One of her most valuable tools is her iPod, which she uses to help her learn roles. "I play it the whole time and spend a lot of time downloading, mostly CDs because I'm always on the road.


But if I'm not working, I'm as likely to be listening to Joni Mitchell or The Doors. You won't find a singer who'd listen to an opera for pleasure when they've been singing one all day! We need a break."

As she points out, opera was - broadly speaking - the pop of its time, and her appetite for all kinds of music, including rock, remains voracious.
"It's important for any performer to know what's going on, what's current. But it's hard to get Americans interested in opera. They tend to think going to a Broadway show is as good as it gets, culturally. It's so different in London."

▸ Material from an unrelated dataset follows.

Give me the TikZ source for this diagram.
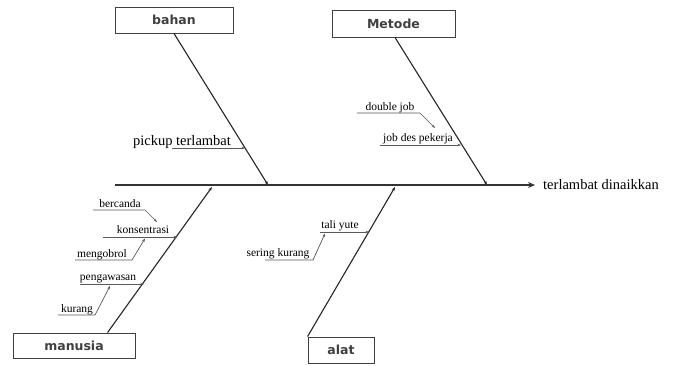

How so? "I've heard that glamorous couples wanting a good night out go to the opera and drink champagne!" She is rumoured to be making her Royal Opera debut next season, when she can test out her wild hypothesis.
The surprise is the degree to which Cabell resists the spotlight at all. "Yes, I've had stage fright. But once I'm up there, doing it, I love it."

She always imagined herself as a backroom girl, perhaps working behind the scenes in the film industry, as a writer or producer.

"I'm a real home body. Living in California, Hollywood was always there as part of the backdrop of childhood.

My best thing, if not going shopping, is being in a room on my own, sitting down for five hours and writing fiction. One day I'll go back to it, but for the moment I've got my hands full."